6. Limitations, Extensions, and Future Directions
While correspondence-aware attention has demonstrated substantial impact, several limitations and ongoing research directions are noted:
- Dependence on correspondence annotations: Some techniques require high-quality geometric or semantic correspondences (e.g., dense pointmaps, semantic keypoints, or meticulously annotated datasets), which may be expensive or domain-restricted (Kwon et al., 2 Dec 2025, She et al., 2 Sep 2025).
- Handling uncertainty and occlusion: Approaches using masking or hard supervision must handle unknown or ambiguous correspondence—extensions to probabilistic or soft correspondence models are plausible directions, especially in the presence of occlusions or weak supervision (Wang et al., 2020).
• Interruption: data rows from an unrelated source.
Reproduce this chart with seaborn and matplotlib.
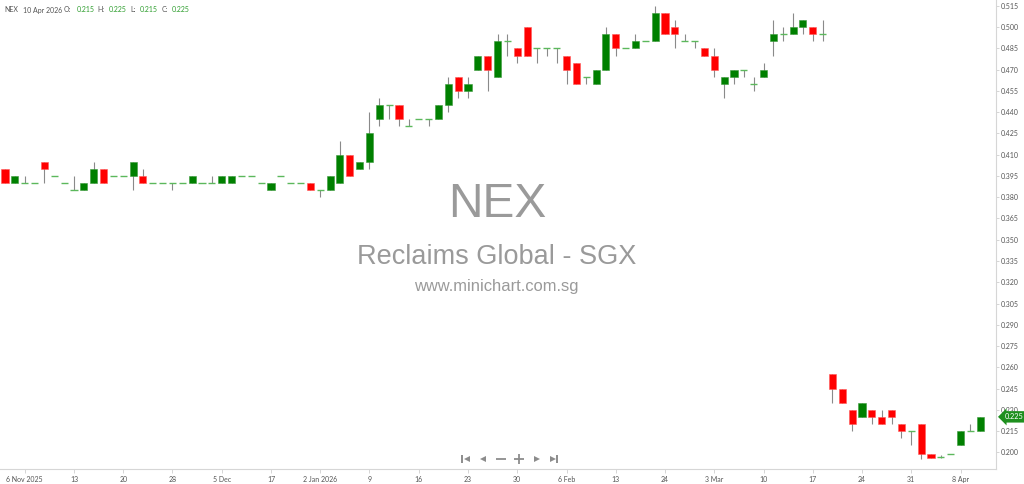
import numpy as np
import pandas as pd
import matplotlib
matplotlib.use('Agg')
import matplotlib.pyplot as plt
import seaborn as sns

# daily OHLC, 4 Nov 2025 -> 10 Apr 2026 (100 sessions)
opens = [0.400, 0.390, 0.390, 0.390, 0.405, 0.395, 0.390, 0.385, 0.385, 0.390,
         0.400, 0.395, 0.395, 0.395, 0.395, 0.390, 0.390, 0.390, 0.390, 0.390,
         0.390, 0.390, 0.390, 0.390, 0.395, 0.395, 0.390, 0.385, 0.395, 0.390,
         0.390, 0.390, 0.385, 0.385, 0.390, 0.410, 0.400, 0.405, 0.435, 0.445,
         0.445, 0.430, 0.435, 0.435, 0.435, 0.445, 0.465, 0.455, 0.470, 0.480,
         0.465, 0.490, 0.485, 0.500, 0.485, 0.485, 0.485, 0.480, 0.475, 0.465,
         0.460, 0.470, 0.495, 0.485, 0.485, 0.490, 0.490, 0.510, 0.500, 0.490,
         0.490, 0.485, 0.480, 0.460, 0.465, 0.470, 0.460, 0.465, 0.490, 0.495,
         0.495, 0.500, 0.500, 0.495, 0.255, 0.245, 0.230, 0.225, 0.230, 0.225,
         0.230, 0.220, 0.215, 0.220, 0.199, 0.197, 0.199, 0.205, 0.215, 0.215]
highs = [0.400, 0.395, 0.395, 0.390, 0.405, 0.395, 0.390, 0.395, 0.390, 0.405,
         0.400, 0.395, 0.395, 0.405, 0.400, 0.390, 0.390, 0.390, 0.390, 0.395,
         0.390, 0.395, 0.395, 0.395, 0.395, 0.395, 0.390, 0.390, 0.395, 0.390,
         0.390, 0.390, 0.385, 0.395, 0.420, 0.410, 0.405, 0.440, 0.450, 0.445,
         0.445, 0.435, 0.435, 0.435, 0.445, 0.465, 0.465, 0.465, 0.480, 0.480,
         0.495, 0.495, 0.485, 0.500, 0.485, 0.485, 0.485, 0.480, 0.475, 0.465,
         0.470, 0.500, 0.495, 0.485, 0.495, 0.490, 0.515, 0.510, 0.505, 0.495,
         0.490, 0.485, 0.485, 0.465, 0.470, 0.470, 0.465, 0.475, 0.505, 0.500,
         0.510, 0.505, 0.500, 0.505, 0.255, 0.245, 0.230, 0.235, 0.230, 0.230,
         0.230, 0.220, 0.215, 0.220, 0.199, 0.198, 0.199, 0.215, 0.220, 0.225]
lows = [0.390, 0.390, 0.390, 0.390, 0.390, 0.395, 0.390, 0.385, 0.385, 0.390,
        0.390, 0.395, 0.395, 0.385, 0.390, 0.390, 0.390, 0.385, 0.390, 0.390,
        0.390, 0.390, 0.390, 0.390, 0.395, 0.395, 0.390, 0.385, 0.395, 0.390,
        0.390, 0.385, 0.380, 0.385, 0.390, 0.395, 0.400, 0.400, 0.430, 0.435,
        0.430, 0.430, 0.435, 0.430, 0.435, 0.440, 0.450, 0.450, 0.470, 0.455,
        0.465, 0.480, 0.475, 0.480, 0.475, 0.480, 0.475, 0.460, 0.460, 0.460,
        0.460, 0.470, 0.480, 0.485, 0.485, 0.490, 0.490, 0.495, 0.485, 0.490,
        0.485, 0.480, 0.465, 0.450, 0.460, 0.465, 0.455, 0.465, 0.480, 0.490,
        0.495, 0.495, 0.490, 0.490, 0.235, 0.235, 0.215, 0.225, 0.220, 0.220,
        0.220, 0.210, 0.205, 0.195, 0.196, 0.196, 0.199, 0.205, 0.215, 0.215]
closes = [0.390, 0.395, 0.390, 0.390, 0.400, 0.395, 0.390, 0.385, 0.390, 0.400,
          0.390, 0.395, 0.395, 0.405, 0.390, 0.390, 0.390, 0.390, 0.390, 0.395,
          0.390, 0.390, 0.395, 0.395, 0.395, 0.395, 0.390, 0.390, 0.395, 0.390,
          0.390, 0.385, 0.385, 0.395, 0.410, 0.395, 0.405, 0.425, 0.445, 0.445,
          0.435, 0.430, 0.435, 0.435, 0.445, 0.460, 0.455, 0.460, 0.480, 0.470,
          0.490, 0.490, 0.480, 0.480, 0.485, 0.485, 0.485, 0.470, 0.460, 0.465,
          0.470, 0.495, 0.485, 0.485, 0.490, 0.490, 0.510, 0.495, 0.495, 0.490,
          0.490, 0.480, 0.470, 0.465, 0.470, 0.470, 0.460, 0.470, 0.495, 0.495,
          0.500, 0.505, 0.495, 0.495, 0.245, 0.235, 0.220, 0.235, 0.225, 0.220,
          0.225, 0.215, 0.215, 0.199, 0.196, 0.197, 0.199, 0.215, 0.215, 0.225]

# x-axis labels, one every 5 sessions starting at 6 Nov (session 2)
tick_labels = ['6 Nov 2025', '13', '20', '28', '5 Dec', '17', '2 Jan 2026', '9', '16', '23',
               '30', '6 Feb', '13', '24', '3 Mar', '10', '17', '24', '31', '8 Apr']

ticker = 'NEX'
company = 'Reclaims Global - SGX'
site = 'www.minichart.com.sg'
last_date = '10 Apr 2026'

df = pd.DataFrame({'open': opens, 'high': highs, 'low': lows, 'close': closes})
df['idx'] = np.arange(len(df))

sns.set_theme(style='white')
plt.rcParams['font.family'] = ['Lato', 'DejaVu Sans']

W, H = 1024, 484
fig = plt.figure(figsize=(W / 100, H / 100), dpi=100)
ax = fig.add_axes([0, 1 - 469 / H, 996 / W, 469 / H])

GREEN = '#008000'
RED = '#ff0000'
DOJI = '#5cb85c'
WICK = '#8a8a8a'

# wicks
ax.vlines(df['idx'], df['low'], df['high'], color=WICK, linewidth=0.8, zorder=1)

up = df[df['close'] > df['open']]
down = df[df['close'] < df['open']]
flat = df[df['close'] == df['open']]

ax.bar(up['idx'], up['close'] - up['open'], bottom=up['open'], width=0.72,
       color=GREEN, edgecolor='#3c9a3c', linewidth=0.4, zorder=2)
ax.bar(down['idx'], down['open'] - down['close'], bottom=down['close'], width=0.72,
       color=RED, edgecolor='#ff5a5a', linewidth=0.4, zorder=2)
ax.hlines(flat['close'], flat['idx'] - 0.36, flat['idx'] + 0.36, color=DOJI,
          linewidth=1.0, zorder=3)

ax.set_xlim(-0.508, 100.6)
ax.set_ylim(0.1882, 0.5192)

ax.set_xticks(range(2, len(df), 5))
ax.set_xticklabels(tick_labels)
yt = np.round(np.arange(0.200, 0.5151, 0.015), 3)
ax.set_yticks(yt)
ax.set_yticklabels(['%.3f' % v for v in yt])
ax.yaxis.tick_right()

for s in ['top', 'left']:
    ax.spines[s].set_visible(False)
for s in ['right', 'bottom']:
    ax.spines[s].set_color('#d6d6d6')
    ax.spines[s].set_linewidth(0.8)
ax.tick_params(axis='x', length=3, width=0.6, color='#cfcfcf', labelsize=5,
               labelcolor='#555555', pad=2, bottom=True)
ax.tick_params(axis='y', length=2, width=0.6, color='#cfcfcf', labelsize=5,
               labelcolor='#555555', pad=1.5, right=True)
ax.grid(False)

# watermark
ax.text(0.499, 0.565, ticker, transform=ax.transAxes, ha='center', va='center',
        fontsize=34.5, color='#9a9a9a', family='Liberation Sans')
ax.text(0.4985, 0.452, company, transform=ax.transAxes, ha='center', va='center',
        fontsize=19.5, color='#9a9a9a', family='Liberation Sans')
ax.text(0.4985, 0.390, site, transform=ax.transAxes, ha='center', va='center',
        fontsize=11.9, color='#9a9a9a', family='Liberation Sans')

# header line
dark = '#555555'
vgreen = '#2e9e2e'
header = [(ticker, 4, dark), (last_date, 23, dark),
          ('O:', 64, dark), ('%.3f' % opens[-1], 77, vgreen),
          ('H:', 97, dark), ('%.3f' % highs[-1], 109, vgreen),
          ('L:', 130, dark), ('%.3f' % lows[-1], 140, vgreen),
          ('C:', 162, dark), ('%.3f' % closes[-1], 172, vgreen)]
for txt, px, col in header:
    fig.text(px / W, 1 - 10 / H, txt, ha='left', va='center', fontsize=5, color=col)

# last price tag
ax.annotate('%.3f' % closes[-1], xy=(1.0, closes[-1]), xycoords=('axes fraction', 'data'),
            xytext=(6, 0), textcoords='offset points', ha='left', va='center',
            fontsize=5.3, color='white', annotation_clip=False,
            bbox=dict(boxstyle='larrow,pad=0.3', fc='#1e8f1e', ec='none'))

# navigation buttons
ny = 10 / 469
nav = '#8c8c8c'
def nx(px):
    return px / 996
ax.plot([nx(462)], [ny], marker='|', ms=6, mew=1.4, color=nav, transform=ax.transAxes, clip_on=False)
ax.plot([nx(466.5)], [ny], marker='<', ms=5, mew=0, color=nav, transform=ax.transAxes, clip_on=False)
ax.plot([nx(483)], [ny], marker='<', ms=5, mew=0, color=nav, transform=ax.transAxes, clip_on=False)
ax.plot([nx(501)], [ny], marker='_', ms=7, mew=1.3, color=nav, transform=ax.transAxes, clip_on=False)
ax.plot([nx(519)], [ny], marker='+', ms=7, mew=1.3, color=nav, transform=ax.transAxes, clip_on=False)
ax.plot([nx(537)], [ny], marker='>', ms=5, mew=0, color=nav, transform=ax.transAxes, clip_on=False)
ax.plot([nx(552.5)], [ny], marker='>', ms=5, mew=0, color=nav, transform=ax.transAxes, clip_on=False)
ax.plot([nx(557)], [ny], marker='|', ms=6, mew=1.4, color=nav, transform=ax.transAxes, clip_on=False)

fig.savefig('out.png', dpi=100)
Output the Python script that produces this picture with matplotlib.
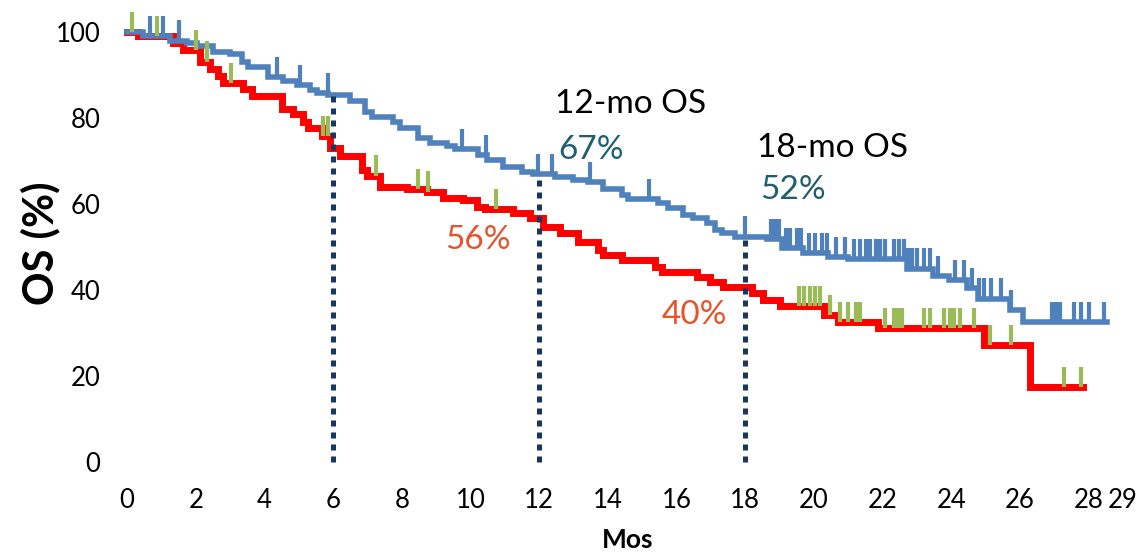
import numpy as np
import matplotlib.pyplot as plt

# --- datos (meses, % supervivencia global) ---
# curva azul: inicio de cada escalón y nivel que toma
azul_t = [0, 0.47, 1.25, 1.74, 2.03, 2.51, 3.0, 3.34, 3.53, 4.11, 4.55, 4.94, 5.33, 5.52, 5.86,
          6.49, 6.93, 7.12, 7.75, 7.95, 8.48, 8.82, 9.31, 9.55, 10.23, 10.47, 10.96, 11.49, 11.83,
          12.46, 13.0, 13.43, 13.87, 14.41, 14.6, 15.47, 15.76, 16.2, 16.49, 16.88, 17.12, 17.32, 17.71,
          18.63, 19.07, 19.69, 20.42, 21.0, 22.7, 23.48, 23.92, 24.45, 24.79, 25.71, 26.1]
azul_s = [100, 99.0, 98.0, 97.4, 96.7, 95.4, 94.8, 93.1, 91.8, 89.5, 88.7, 87.7, 86.5, 85.7, 85.3,
          84.0, 81.5, 80.3, 79.1, 77.6, 75.3, 74.3, 73.5, 72.8, 71.4, 70.2, 68.5, 67.5, 67.0,
          66.2, 65.6, 65.0, 63.6, 62.1, 61.1, 60.2, 59.0, 57.4, 56.7, 55.5, 54.0, 53.2, 52.4,
          51.8, 49.7, 48.5, 47.6, 47.1, 45.0, 43.3, 42.3, 40.5, 38.0, 35.3, 32.6]
azul_fin = 28.54

# curva roja
rojo_t = [0, 0.33, 1.35, 1.64, 2.12, 2.42, 2.66, 2.8, 3.39, 3.63, 4.5, 4.84, 5.13, 5.28, 5.67, 5.9,
          6.2, 6.84, 6.99, 7.37, 8.14, 8.73, 9.2, 9.79, 10.18, 10.42, 11.25, 11.74, 12.12,
          12.61, 13.14, 13.72, 13.87, 14.41, 15.38, 15.57, 16.59, 16.98, 17.36, 18.2, 18.53, 19.02,
          20.28, 20.71, 21.88, 24.94, 26.3]
rojo_s = [100, 99.1, 97.5, 95.8, 93.1, 91.5, 89.8, 88.1, 86.7, 85.1, 82.2, 80.9, 79.1, 77.6, 75.8, 73.0,
          71.2, 68.0, 66.6, 64.0, 63.4, 62.9, 61.3, 60.9, 59.4, 58.8, 57.8, 56.7, 54.7,
          53.3, 51.2, 49.3, 48.1, 47.0, 45.4, 44.3, 43.1, 41.9, 40.8, 39.2, 37.7, 36.3,
          34.2, 32.6, 31.1, 27.2, 17.5]
rojo_fin = 27.84

# pacientes censurados
azul_cens = [0.67, 1.04, 1.5, 4.38, 5.03, 5.84, 9.76, 10.46, 11.98, 12.37, 13.48, 15.2, 17.99,
             18.75, 18.87, 18.98, 19.19, 19.3, 19.51, 19.62, 19.85, 20.03, 20.23, 20.38, 20.64,
             20.9, 21.16, 21.34, 21.51, 21.63, 21.8, 21.92, 22.06, 22.33, 22.47, 22.62, 22.73,
             22.85, 23.0, 23.2, 23.37, 23.6, 24.1, 24.36, 24.59, 24.8, 24.94, 25.17, 25.44, 25.73,
             26.92, 27.06, 27.18, 27.56, 27.79, 28.02, 28.46]
rojo_cens = [0.16, 0.86, 2.02, 2.32, 3.02, 5.7, 5.85, 7.26, 8.47, 8.76, 10.75,
             19.56, 19.71, 19.88, 20.03, 20.17, 20.47, 20.76, 20.99, 21.22, 21.34, 22.06, 22.33,
             22.44, 22.56, 23.2, 23.37, 23.78, 23.95, 24.07, 24.24, 24.65, 25.12, 25.73, 27.27, 27.79]

hitos = [6, 12, 18]
x_ticks = list(range(0, 30, 2)) + [29]
y_ticks = [0, 20, 40, 60, 80, 100]

AZUL = "#4F81BD"
ROJO = "#FF0000"
VERDE = "#9BBB59"
NAVY = "#17375E"
TEAL = "#1F5E6E"
NARANJA = "#E5522B"
FUENTE = "Lato"


def nivel(t, s, x):
    """Nivel de la curva escalonada en el tiempo x."""
    i = np.searchsorted(t, x, side="right") - 1
    return np.asarray(s)[i]


def escalon(ax, t, s, fin, color, lw, z):
    ax.step(np.append(t, fin), np.append(s, s[-1]), where="post",
            color=color, lw=lw, zorder=z, clip_on=False, solid_joinstyle="miter")


fig = plt.figure(figsize=(11.42, 5.52), dpi=100)
ax = fig.add_axes([127 / 1142, 90 / 552, 996 / 1142, 451.5 / 552])

escalon(ax, rojo_t, rojo_s, rojo_fin, ROJO, 5.0, 3)
escalon(ax, azul_t, azul_s, azul_fin, AZUL, 4.0, 4)

base_r = nivel(rojo_t, rojo_s, rojo_cens)
ax.vlines(rojo_cens, base_r, base_r + 4.7, colors=VERDE, lw=3.0, zorder=5, clip_on=False)
base_a = nivel(azul_t, azul_s, azul_cens)
ax.vlines(azul_cens, base_a, base_a + 4.7, colors=AZUL, lw=3.0, zorder=5, clip_on=False)

# líneas punteadas en 6, 12 y 18 meses
for h in hitos:
    ax.plot([h, h], [0, nivel(azul_t, azul_s, h)], color=NAVY, lw=3.6,
            linestyle=(0, (1.2, 1.2)), dash_capstyle="butt", zorder=6, clip_on=False)

ax.text(12.46, 83.3, "12-mo OS", fontsize=24, family=FUENTE, va="center", ha="left")
ax.text(12.55, 72.6, "67%", fontsize=24, family=FUENTE, color=TEAL, va="center", ha="left")
ax.text(18.35, 73.0, "18-mo OS", fontsize=24, family=FUENTE, va="center", ha="left")
ax.text(18.43, 63.3, "52%", fontsize=24, family=FUENTE, color=TEAL, va="center", ha="left")
ax.text(9.26, 51.6, "56%", fontsize=24, family=FUENTE, color=NARANJA, va="center", ha="left")
ax.text(15.58, 34.2, "40%", fontsize=24, family=FUENTE, color=NARANJA, va="center", ha="left")

ax.set_xlim(0, 29)
ax.set_ylim(0, 105)
ax.set_xticks(x_ticks)
ax.set_yticks(y_ticks)
ax.tick_params(length=0, labelsize=18.5, pad=19)
ax.tick_params(axis="y", pad=19)
for lab in ax.get_xticklabels() + ax.get_yticklabels():
    lab.set_family(FUENTE)
for sp in ax.spines.values():
    sp.set_visible(False)

fig.text(40 / 1142, 1 - 243 / 552, "OS (%)", rotation=90, fontsize=30, fontweight="bold",
         family=FUENTE, ha="center", va="center")
fig.text(628 / 1142, 1 - 540 / 552, "Mos", fontsize=19, fontweight="bold",
         family=FUENTE, ha="center", va="center")

fig.savefig("out.png", dpi=100)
- Scaling to very large domains: While block-sparse and fastformer variants mitigate quadratic cost, dense correspondence over high-resolution or long sequences requires careful engineering; efficient approximations and further hardware-aligned implementations are being explored (Lu et al., 2 Oct 2025, Kim et al., 2022).
- Adaptive or learned correspondence: Moving beyond fixed or annotated alignments, future methods may learn to infer correspondence structure jointly with attention, as seen in latent-variable models for segmentation–alignment (Shen et al., 2020).
- Extension to new domains: The same architectural motifs are being investigated in cross-document NLP, multi-agent video modeling, and other structured domains where task- or structure-induced correspondence plays a central role (Lu et al., 2 Oct 2025, Xing et al., 2024).
7. Summary Table: Representative Methods and Domains
| Method/Paper | Domain | Correspondence Signal |
|---|---|---|
| (Shen et al., 2020) | Data-to-text | Segment-to-record alignment |
| (Kwon et al., 2 Dec 2025) | Multi-view diffusion | Geometric pointmaps |
| (Wang et al., 2020) | Stereo vision | Epipolar geometry |
| (Yang et al., 2022) | Speech recognition | Forced alignment |
| (Lu et al., 2 Oct 2025) | Video diffusion | Pose-keypoint region match |
| (Xing et al., 2024) | Audio-visual events | Local cross-modal coherence |
| (She et al., 2 Sep 2025) | Multi-subject image synthesis | Semantic keypoints |
| (Seo et al., 2018, Kim et al., 2022) | Semantic matching | Offset-aware/region scores |
These methods collectively demonstrate that correspondence-aware attention, when matched to the problem’s structural priors, achieves advancements in both predictive accuracy and transparency, with favorable scalability and flexibility across domains.